His work to carve out a niche for students of diverse backgrounds began in the South Shore with the help of fellow STHS graduate Jade Copple and English teacher Bridey Heidel. If they could make STHS a more comfortable environment for even one lesbian, gay, bisexual or transgender student, the work would be worth it, Boyar said.

Boyar came out of the closet when he was 15 years old. His parents were “accepting and loving” but his peers were not always so tolerant. A suicide note that a student wrote during Boyar’s sophomore year convinced him that the environment at the high school needed to change. So he founded Ally, a club for LGBT students, that year.

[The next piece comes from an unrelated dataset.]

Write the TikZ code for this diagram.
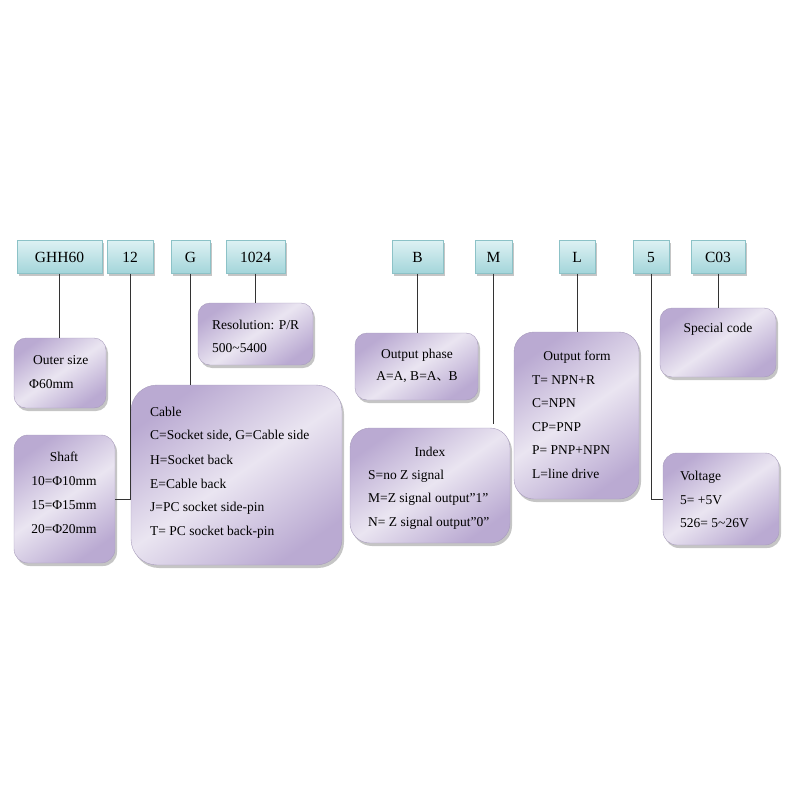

The administration supported the club, but Heidel said she sometimes fielded questions and concerns from the community. STHS staff would address bullying issues on campus if they heard about them, but students often kept silent, Heidel said.

“Jade and Alex just put themselves out there. It was pretty brave of them to be on the front lines. (Boyar) was very willing to be public, and he was doing this at a time when he was very much alone … The entire school benefits from their bravery,” she said.

Boyar said he battled discrimination from some of his fellow students through junior year, but Ally changed that.

“It was a dark and scary place for a time. But it didn’t hit me because I was doing what I believed in and was living my truth,” Boyar said.

“The fact of the matter is I was the token LGBT student. I was out there. There were times when I got picked on, when students didn’t say the kindest things, when it got scary. But by my senior year, it really started to turn around,” he said.

By the 2007-08 school year, many people had rallied around Ally. Students would wear the club’s T-shirts around South Lake Tahoe and more teens were openly stating that they were gay or lesbian.

“He wanted other kids to have a safe harbor. He was tormented. It’s tough being different,” Boyar’s mother, Virginia Boyar, said.

Boyar moved to Delaware five days after graduating from Sonoma. He helped raise $180,000 for Andy Staton’s campaign for a senate seat before Coons hired him to be his fundraising and finance director.

“It’s pretty cool, especially when you consider some of his struggles in (high) school. For me, it’s not just that Alex got this amazing job. It’s this small town kid who stuck out like a sore thumb setting an example for other students to follow,” Virginia Boyar said.